▶ _What you should do_: Copy out every line exactly as given.

▶ _Data provided_:
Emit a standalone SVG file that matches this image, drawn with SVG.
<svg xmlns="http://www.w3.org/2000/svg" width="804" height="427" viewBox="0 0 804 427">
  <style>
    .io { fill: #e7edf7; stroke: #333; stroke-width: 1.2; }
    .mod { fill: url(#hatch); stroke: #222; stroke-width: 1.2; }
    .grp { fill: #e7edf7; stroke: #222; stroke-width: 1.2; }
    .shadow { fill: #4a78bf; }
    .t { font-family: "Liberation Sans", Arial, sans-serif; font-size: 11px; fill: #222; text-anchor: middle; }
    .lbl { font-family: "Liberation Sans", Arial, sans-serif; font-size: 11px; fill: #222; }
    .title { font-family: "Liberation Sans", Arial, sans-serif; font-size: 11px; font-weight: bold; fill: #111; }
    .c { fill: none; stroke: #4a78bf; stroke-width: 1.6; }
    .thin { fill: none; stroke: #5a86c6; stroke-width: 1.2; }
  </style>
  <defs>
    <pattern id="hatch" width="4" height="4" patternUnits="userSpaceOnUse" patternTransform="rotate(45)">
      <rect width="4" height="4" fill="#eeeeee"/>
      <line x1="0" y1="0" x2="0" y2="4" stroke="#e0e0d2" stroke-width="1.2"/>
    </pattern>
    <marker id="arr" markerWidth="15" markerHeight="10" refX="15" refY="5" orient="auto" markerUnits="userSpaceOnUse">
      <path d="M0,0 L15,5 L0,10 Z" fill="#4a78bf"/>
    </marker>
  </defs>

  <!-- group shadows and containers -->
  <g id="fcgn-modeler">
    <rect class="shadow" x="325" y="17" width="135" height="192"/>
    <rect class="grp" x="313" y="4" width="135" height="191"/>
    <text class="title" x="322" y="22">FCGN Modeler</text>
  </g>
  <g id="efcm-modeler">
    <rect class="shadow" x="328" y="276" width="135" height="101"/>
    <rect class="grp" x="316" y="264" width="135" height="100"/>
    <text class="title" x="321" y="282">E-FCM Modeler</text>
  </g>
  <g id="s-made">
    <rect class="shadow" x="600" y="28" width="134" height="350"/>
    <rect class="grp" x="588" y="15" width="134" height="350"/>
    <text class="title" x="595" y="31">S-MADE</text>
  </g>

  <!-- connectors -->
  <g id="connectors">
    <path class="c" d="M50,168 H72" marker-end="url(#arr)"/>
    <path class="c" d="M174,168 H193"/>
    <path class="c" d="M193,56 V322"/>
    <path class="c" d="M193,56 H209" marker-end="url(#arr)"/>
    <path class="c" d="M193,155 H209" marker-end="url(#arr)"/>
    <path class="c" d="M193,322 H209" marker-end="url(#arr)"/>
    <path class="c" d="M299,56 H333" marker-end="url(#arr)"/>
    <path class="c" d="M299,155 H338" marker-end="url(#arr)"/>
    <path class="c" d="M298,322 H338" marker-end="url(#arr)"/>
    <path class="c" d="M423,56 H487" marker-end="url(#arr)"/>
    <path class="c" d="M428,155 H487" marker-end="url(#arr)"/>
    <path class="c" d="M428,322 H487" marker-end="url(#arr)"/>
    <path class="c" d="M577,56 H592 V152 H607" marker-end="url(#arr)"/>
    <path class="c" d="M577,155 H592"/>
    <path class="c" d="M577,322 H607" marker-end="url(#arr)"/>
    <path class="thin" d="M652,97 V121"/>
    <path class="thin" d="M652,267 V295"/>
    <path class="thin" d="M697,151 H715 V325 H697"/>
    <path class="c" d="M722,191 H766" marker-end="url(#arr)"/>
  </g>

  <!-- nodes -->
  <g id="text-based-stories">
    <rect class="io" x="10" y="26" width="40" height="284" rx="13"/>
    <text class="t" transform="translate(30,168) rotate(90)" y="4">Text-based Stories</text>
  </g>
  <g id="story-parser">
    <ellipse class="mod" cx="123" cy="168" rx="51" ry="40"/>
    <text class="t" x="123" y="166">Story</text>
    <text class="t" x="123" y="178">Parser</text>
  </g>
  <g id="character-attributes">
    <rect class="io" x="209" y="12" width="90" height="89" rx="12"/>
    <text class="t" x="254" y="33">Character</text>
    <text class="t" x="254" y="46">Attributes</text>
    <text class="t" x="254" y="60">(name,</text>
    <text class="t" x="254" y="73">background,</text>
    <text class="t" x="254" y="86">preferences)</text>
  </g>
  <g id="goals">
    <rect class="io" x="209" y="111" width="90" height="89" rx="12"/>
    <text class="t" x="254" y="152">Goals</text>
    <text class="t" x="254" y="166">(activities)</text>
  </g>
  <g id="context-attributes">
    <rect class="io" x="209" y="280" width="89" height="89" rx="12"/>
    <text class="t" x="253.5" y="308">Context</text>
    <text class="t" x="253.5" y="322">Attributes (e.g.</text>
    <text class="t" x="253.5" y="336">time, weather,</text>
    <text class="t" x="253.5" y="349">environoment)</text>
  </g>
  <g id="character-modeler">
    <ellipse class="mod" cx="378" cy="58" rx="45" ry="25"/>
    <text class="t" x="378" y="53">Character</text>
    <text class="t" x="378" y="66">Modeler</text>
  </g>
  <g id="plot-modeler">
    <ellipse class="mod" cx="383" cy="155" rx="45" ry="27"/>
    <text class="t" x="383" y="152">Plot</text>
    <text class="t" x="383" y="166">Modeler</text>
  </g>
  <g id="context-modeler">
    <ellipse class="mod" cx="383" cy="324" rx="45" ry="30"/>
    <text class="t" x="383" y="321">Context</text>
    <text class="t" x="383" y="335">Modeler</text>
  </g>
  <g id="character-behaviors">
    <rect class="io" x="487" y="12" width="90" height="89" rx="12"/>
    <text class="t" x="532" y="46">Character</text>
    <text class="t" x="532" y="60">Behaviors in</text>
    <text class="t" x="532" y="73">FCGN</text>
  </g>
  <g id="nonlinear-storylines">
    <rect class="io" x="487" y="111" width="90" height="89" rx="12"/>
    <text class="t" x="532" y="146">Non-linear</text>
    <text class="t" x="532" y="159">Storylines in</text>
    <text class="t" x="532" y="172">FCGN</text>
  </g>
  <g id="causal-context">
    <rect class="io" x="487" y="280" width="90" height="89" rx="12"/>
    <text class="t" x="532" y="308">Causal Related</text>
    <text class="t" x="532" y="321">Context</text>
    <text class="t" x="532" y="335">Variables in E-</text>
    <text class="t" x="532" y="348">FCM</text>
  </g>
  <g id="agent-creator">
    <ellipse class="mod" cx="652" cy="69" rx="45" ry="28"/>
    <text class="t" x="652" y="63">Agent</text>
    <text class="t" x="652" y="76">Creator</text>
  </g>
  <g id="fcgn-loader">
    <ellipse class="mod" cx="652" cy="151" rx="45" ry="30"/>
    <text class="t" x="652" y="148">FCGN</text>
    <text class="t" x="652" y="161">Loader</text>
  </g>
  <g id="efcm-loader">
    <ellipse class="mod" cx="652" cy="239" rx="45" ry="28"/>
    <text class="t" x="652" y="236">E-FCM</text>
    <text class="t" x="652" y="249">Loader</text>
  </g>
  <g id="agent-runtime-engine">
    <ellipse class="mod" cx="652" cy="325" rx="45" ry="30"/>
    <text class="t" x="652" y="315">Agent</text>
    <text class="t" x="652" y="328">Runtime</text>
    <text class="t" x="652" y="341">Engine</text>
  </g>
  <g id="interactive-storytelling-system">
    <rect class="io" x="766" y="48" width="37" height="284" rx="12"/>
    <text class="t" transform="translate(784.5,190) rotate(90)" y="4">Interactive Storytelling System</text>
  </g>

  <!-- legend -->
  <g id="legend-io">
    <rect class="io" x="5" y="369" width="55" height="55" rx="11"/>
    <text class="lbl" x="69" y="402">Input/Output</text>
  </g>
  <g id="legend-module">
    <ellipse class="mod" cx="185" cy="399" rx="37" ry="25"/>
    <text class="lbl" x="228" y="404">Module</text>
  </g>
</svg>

▶ _Task solution_:
Emit a standalone SVG file that matches this image, drawn with SVG.
<svg xmlns="http://www.w3.org/2000/svg" width="804" height="427" viewBox="0 0 804 427">
  <style>
    .io { fill: #e7edf7; stroke: #333; stroke-width: 1.2; }
    .mod { fill: url(#hatch); stroke: #222; stroke-width: 1.2; }
    .grp { fill: #e7edf7; stroke: #222; stroke-width: 1.2; }
    .shadow { fill: #4a78bf; }
    .t { font-family: "Liberation Sans", Arial, sans-serif; font-size: 11px; fill: #222; text-anchor: middle; }
    .lbl { font-family: "Liberation Sans", Arial, sans-serif; font-size: 11px; fill: #222; }
    .title { font-family: "Liberation Sans", Arial, sans-serif; font-size: 11px; font-weight: bold; fill: #111; }
    .c { fill: none; stroke: #4a78bf; stroke-width: 1.6; }
    .thin { fill: none; stroke: #5a86c6; stroke-width: 1.2; }
  </style>
  <defs>
    <pattern id="hatch" width="4" height="4" patternUnits="userSpaceOnUse" patternTransform="rotate(45)">
      <rect width="4" height="4" fill="#eeeeee"/>
      <line x1="0" y1="0" x2="0" y2="4" stroke="#e0e0d2" stroke-width="1.2"/>
    </pattern>
    <marker id="arr" markerWidth="15" markerHeight="10" refX="15" refY="5" orient="auto" markerUnits="userSpaceOnUse">
      <path d="M0,0 L15,5 L0,10 Z" fill="#4a78bf"/>
    </marker>
  </defs>

  <!-- group shadows and containers -->
  <g id="fcgn-modeler">
    <rect class="shadow" x="325" y="17" width="135" height="192"/>
    <rect class="grp" x="313" y="4" width="135" height="191"/>
    <text class="title" x="322" y="22">FCGN Modeler</text>
  </g>
  <g id="efcm-modeler">
    <rect class="shadow" x="328" y="276" width="135" height="101"/>
    <rect class="grp" x="316" y="264" width="135" height="100"/>
    <text class="title" x="321" y="282">E-FCM Modeler</text>
  </g>
  <g id="s-made">
    <rect class="shadow" x="600" y="28" width="134" height="350"/>
    <rect class="grp" x="588" y="15" width="134" height="350"/>
    <text class="title" x="595" y="31">S-MADE</text>
  </g>

  <!-- connectors -->
  <g id="connectors">
    <path class="c" d="M50,168 H72" marker-end="url(#arr)"/>
    <path class="c" d="M174,168 H193"/>
    <path class="c" d="M193,56 V322"/>
    <path class="c" d="M193,56 H209" marker-end="url(#arr)"/>
    <path class="c" d="M193,155 H209" marker-end="url(#arr)"/>
    <path class="c" d="M193,322 H209" marker-end="url(#arr)"/>
    <path class="c" d="M299,56 H333" marker-end="url(#arr)"/>
    <path class="c" d="M299,155 H338" marker-end="url(#arr)"/>
    <path class="c" d="M298,322 H338" marker-end="url(#arr)"/>
    <path class="c" d="M423,56 H487" marker-end="url(#arr)"/>
    <path class="c" d="M428,155 H487" marker-end="url(#arr)"/>
    <path class="c" d="M428,322 H487" marker-end="url(#arr)"/>
    <path class="c" d="M577,56 H592 V152 H607" marker-end="url(#arr)"/>
    <path class="c" d="M577,155 H592"/>
    <path class="c" d="M577,322 H607" marker-end="url(#arr)"/>
    <path class="thin" d="M652,97 V121"/>
    <path class="thin" d="M652,267 V295"/>
    <path class="thin" d="M697,151 H715 V325 H697"/>
    <path class="c" d="M722,191 H766" marker-end="url(#arr)"/>
  </g>

  <!-- nodes -->
  <g id="text-based-stories">
    <rect class="io" x="10" y="26" width="40" height="284" rx="13"/>
    <text class="t" transform="translate(30,168) rotate(90)" y="4">Text-based Stories</text>
  </g>
  <g id="story-parser">
    <ellipse class="mod" cx="123" cy="168" rx="51" ry="40"/>
    <text class="t" x="123" y="166">Story</text>
    <text class="t" x="123" y="178">Parser</text>
  </g>
  <g id="character-attributes">
    <rect class="io" x="209" y="12" width="90" height="89" rx="12"/>
    <text class="t" x="254" y="33">Character</text>
    <text class="t" x="254" y="46">Attributes</text>
    <text class="t" x="254" y="60">(name,</text>
    <text class="t" x="254" y="73">background,</text>
    <text class="t" x="254" y="86">preferences)</text>
  </g>
  <g id="goals">
    <rect class="io" x="209" y="111" width="90" height="89" rx="12"/>
    <text class="t" x="254" y="152">Goals</text>
    <text class="t" x="254" y="166">(activities)</text>
  </g>
  <g id="context-attributes">
    <rect class="io" x="209" y="280" width="89" height="89" rx="12"/>
    <text class="t" x="253.5" y="308">Context</text>
    <text class="t" x="253.5" y="322">Attributes (e.g.</text>
    <text class="t" x="253.5" y="336">time, weather,</text>
    <text class="t" x="253.5" y="349">environoment)</text>
  </g>
  <g id="character-modeler">
    <ellipse class="mod" cx="378" cy="58" rx="45" ry="25"/>
    <text class="t" x="378" y="53">Character</text>
    <text class="t" x="378" y="66">Modeler</text>
  </g>
  <g id="plot-modeler">
    <ellipse class="mod" cx="383" cy="155" rx="45" ry="27"/>
    <text class="t" x="383" y="152">Plot</text>
    <text class="t" x="383" y="166">Modeler</text>
  </g>
  <g id="context-modeler">
    <ellipse class="mod" cx="383" cy="324" rx="45" ry="30"/>
    <text class="t" x="383" y="321">Context</text>
    <text class="t" x="383" y="335">Modeler</text>
  </g>
  <g id="character-behaviors">
    <rect class="io" x="487" y="12" width="90" height="89" rx="12"/>
    <text class="t" x="532" y="46">Character</text>
    <text class="t" x="532" y="60">Behaviors in</text>
    <text class="t" x="532" y="73">FCGN</text>
  </g>
  <g id="nonlinear-storylines">
    <rect class="io" x="487" y="111" width="90" height="89" rx="12"/>
    <text class="t" x="532" y="146">Non-linear</text>
    <text class="t" x="532" y="159">Storylines in</text>
    <text class="t" x="532" y="172">FCGN</text>
  </g>
  <g id="causal-context">
    <rect class="io" x="487" y="280" width="90" height="89" rx="12"/>
    <text class="t" x="532" y="308">Causal Related</text>
    <text class="t" x="532" y="321">Context</text>
    <text class="t" x="532" y="335">Variables in E-</text>
    <text class="t" x="532" y="348">FCM</text>
  </g>
  <g id="agent-creator">
    <ellipse class="mod" cx="652" cy="69" rx="45" ry="28"/>
    <text class="t" x="652" y="63">Agent</text>
    <text class="t" x="652" y="76">Creator</text>
  </g>
  <g id="fcgn-loader">
    <ellipse class="mod" cx="652" cy="151" rx="45" ry="30"/>
    <text class="t" x="652" y="148">FCGN</text>
    <text class="t" x="652" y="161">Loader</text>
  </g>
  <g id="efcm-loader">
    <ellipse class="mod" cx="652" cy="239" rx="45" ry="28"/>
    <text class="t" x="652" y="236">E-FCM</text>
    <text class="t" x="652" y="249">Loader</text>
  </g>
  <g id="agent-runtime-engine">
    <ellipse class="mod" cx="652" cy="325" rx="45" ry="30"/>
    <text class="t" x="652" y="315">Agent</text>
    <text class="t" x="652" y="328">Runtime</text>
    <text class="t" x="652" y="341">Engine</text>
  </g>
  <g id="interactive-storytelling-system">
    <rect class="io" x="766" y="48" width="37" height="284" rx="12"/>
    <text class="t" transform="translate(784.5,190) rotate(90)" y="4">Interactive Storytelling System</text>
  </g>

  <!-- legend -->
  <g id="legend-io">
    <rect class="io" x="5" y="369" width="55" height="55" rx="11"/>
    <text class="lbl" x="69" y="402">Input/Output</text>
  </g>
  <g id="legend-module">
    <ellipse class="mod" cx="185" cy="399" rx="37" ry="25"/>
    <text class="lbl" x="228" y="404">Module</text>
  </g>
</svg>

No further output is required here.